The result, Maroon 5’s fourth studio set, contains collaborations with longtime hitmaker Max Martin served as the album’s executive producer, with additional tracks produced by Benny Blanco (Katy Perry, Gym Class Heroes) and Ryan Tedder (Beyoncé, OneRepublic).
“We gravitated toward certain people for various reasons,” Levine says, pointing to Maroon 5’s 2010 tour with OneRepublic as an example. “But when you get down to it, there’s a reason that the best writers in the world are as successful as they are. And there’s a lot of people on this record who had never been in a room together until we put them there.
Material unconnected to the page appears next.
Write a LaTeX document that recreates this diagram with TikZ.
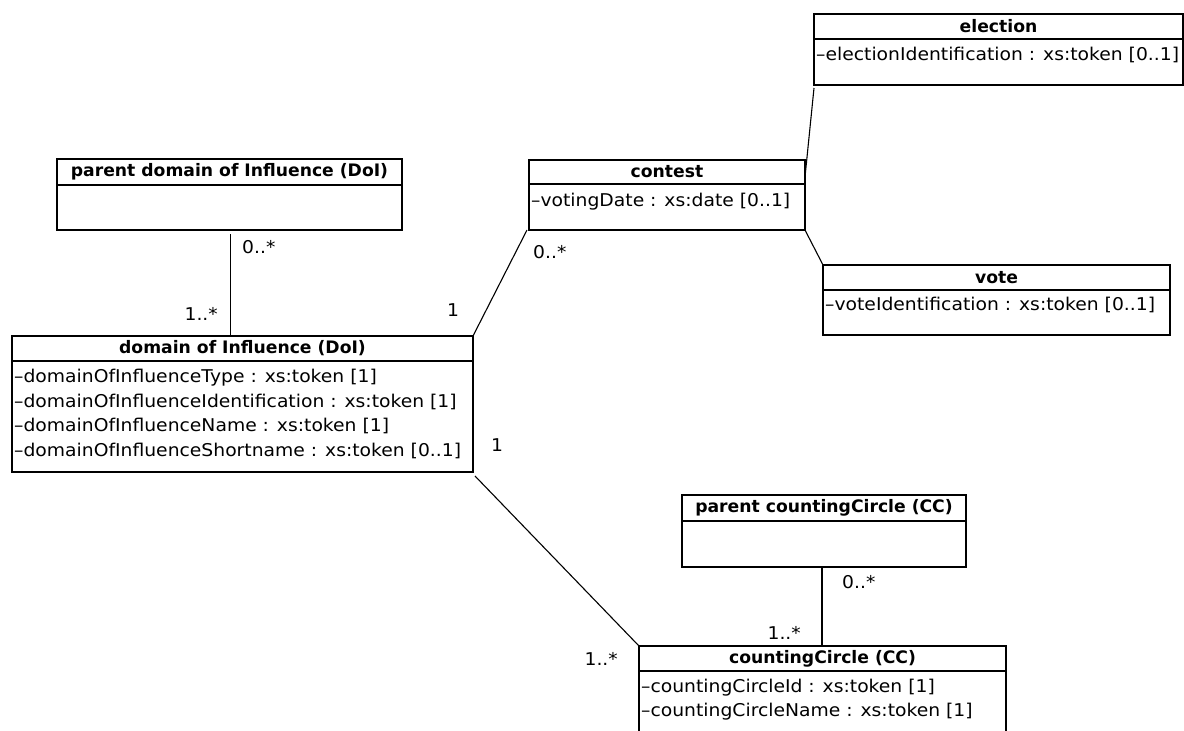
\documentclass[tikz,border=0pt]{standalone}
\usepackage{fontspec}
\setmainfont{DejaVu Sans}
\newfontfamily\attrfont[FakeStretch=1.065]{DejaVu Sans}
\begin{document}
\begin{tikzpicture}[x=1pt,y=-1pt,
  box/.style={draw,line width=1.1pt,anchor=north west,inner sep=0pt,outer sep=0pt},
  hdr/.style={box,font=\bfseries\fontsize{17.2}{20}\selectfont},
  attr/.style={anchor=west,inner sep=0pt,font=\attrfont\fontsize{17.6}{20}\selectfont},
  mult/.style={inner sep=0pt,font=\attrfont\fontsize{17.6}{20}\selectfont},
  assoc/.style={line width=1.1pt}]
\useasboundingbox (0,0) rectangle (1184,731);
\clip (0,0) rectangle (1184,731);
% parent DoI
\node[hdr,minimum width=345pt,minimum height=26pt] (pdoi) at (57,159) {parent domain of Influence (DoI)};
\node[box,minimum width=345pt,minimum height=45pt] (pdoib) at (57,185) {};
% DoI
\node[hdr,minimum width=461pt,minimum height=25pt] (doi) at (12,336) {domain of Influence (DoI)};
\node[box,minimum width=461pt,minimum height=111pt] (doib) at (12,361) {};
\node[attr] (doia1) at (14,378) {–domainOfInfluenceType : xs:token [1]};
\node[attr] (doia2) at (14,402) {–domainOfInfluenceIdentification : xs:token [1]};
\node[attr] (doia3) at (14,426) {–domainOfInfluenceName : xs:token [1]};
\node[attr] (doia4) at (14,451) {–domainOfInfluenceShortname : xs:token [0..1]};
% contest
\node[hdr,minimum width=276pt,minimum height=24pt] (contest) at (529,160) {contest};
\node[box,minimum width=276pt,minimum height=46pt] (contestb) at (529,184) {};
\node[attr] (contesta1) at (531,202) {–votingDate : xs:date [0..1]};
% election
\node[hdr,minimum width=369pt,minimum height=25pt] (election) at (814,14) {election};
\node[box,minimum width=369pt,minimum height=46pt] (electionb) at (814,39) {};
\node[attr] (electiona1) at (816,55) {–electionIdentification : xs:token [0..1]};
% vote
\node[hdr,minimum width=347pt,minimum height=25pt] (vote) at (823,265) {vote};
\node[box,minimum width=347pt,minimum height=45pt] (voteb) at (823,290) {};
\node[attr] (votea1) at (825,305) {–voteIdentification : xs:token [0..1]};
% parent CC
\node[hdr,minimum width=284pt,minimum height=26pt] (pcc) at (682,495) {parent countingCircle (CC)};
\node[box,minimum width=284pt,minimum height=46pt] (pccb) at (682,521) {};
% CC
\node[hdr,minimum width=367pt,minimum height=25pt] (cc) at (639,646) {countingCircle (CC)};
\node[box,minimum width=367pt,minimum height=90pt] (ccb) at (639,671) {};
\node[attr] (cca1) at (641,688) {–countingCircleId : xs:token [1]};
\node[attr] (cca2) at (641,712) {–countingCircleName : xs:token [1]};
% associations
\draw[assoc] ([xshift=1pt,yshift=-4pt]pdoib.south) -- ([xshift=1pt]pdoib.south |- doi.north);
\draw[assoc] ([xshift=-2pt]contestb.south west) -- (doi.north east);
\draw[assoc] ([yshift=-3pt]electionb.south west) -- ([yshift=7pt]contest.south east);
\draw[assoc] (contestb.south east) -- (vote.north west);
\draw[assoc] ([xshift=2pt,yshift=-4pt]doib.south east) -- (cc.north west);
\draw[assoc] ([xshift=-2pt,yshift=-1pt]pccb.south) -- ([xshift=-2pt]pccb.south |- cc.north);
% multiplicities
\node[mult,anchor=west] (m1) at (242,247) {0..*};
\node[mult,anchor=east] (m2) at (218,314) {1..*};
\node[mult] (m3) at (453,310) {1};
\node[mult,anchor=west] (m4) at (533,252) {0..*};
\node[mult] (m5) at (497,445) {1};
\node[mult,anchor=east] (m6) at (618,659) {1..*};
\node[mult,anchor=east] (m7) at (801,633) {1..*};
\node[mult,anchor=west] (m8) at (842,582) {0..*};
\end{tikzpicture}
\end{document}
We were into making these strange concoctions that don’t exist in the rules.”
Indeed, cuts like the electro-reggae “One More Night” and lead single “Payphone,” with a guest verse by rapper Wiz Khalifa, demonstrate how difficult it is to categorize Maroon 5’s; the same goes for the funked-up ballad “Beautiful Goodbye” and “Doin’ Dirt,” a propulsive disco-rock jam with harmonies that Valentine says reveal the influence of Hall & Oates.
“I love how ‘Payphone’ seems like a such sweet song until the chorus comes in,” Levine says, referring to the part of that tune where he declares, “All those fairy tales are full of shit / One more fucking love song, I’ll be sick.” “It’s totally subverting the song in this way that makes you lean in and listen,” he adds.
“I think I might be most stoked on ‘Fortune Teller,’ which started on my laptop while we were in the lounge at Conway Studios in L.A.,” says Valentine. “We’re literally feet away from millions of dollars of the world’s finest recording equipment, and I’m in there working on this 10-dollar Korg mini-keyboard.” He laughs. “And yet we came up with this track that we just loved.”
As Valentine’s comment suggests, Maroon 5 worked surprisingly quickly on Overexposed, which despite the A-list hook-ups arrives just 21 months after Hands All Over, the band’s 2010 collaboration with producer Robert John “Mutt” Lange. “We’ve taken a really long time to make our albums in the past,” Levine admits. “But I’m done overanalyzing and making things more complicated than they need to be. If a song is great, it’s great. Be done with it.”
“There’s a new focus that’s set into us both personally and as a band,” Valentine adds. “We had such amazing experiences the first 10 years of this group, and I think we spent a lot of time enjoying it, which was great. But now it’s like, ‘Well, what do we do? We make records.’” The guitarist laughs. “Put it this way: In 2007 after the show we were definitely finding out where the party was. Now it’s more like, ‘Hey, let’s go finish that song.’ That’s what’s more exciting to us.”
Levine says that of all the band’s albums, Overexposed feels “both most and least like Maroon 5. There’s lots of traces of the past, but it also hints at a new idea,” the singer explains. “More than anything I think this record says that it’s always cool to try—that you should always be willing to take a step beyond whatever feels comfortable.”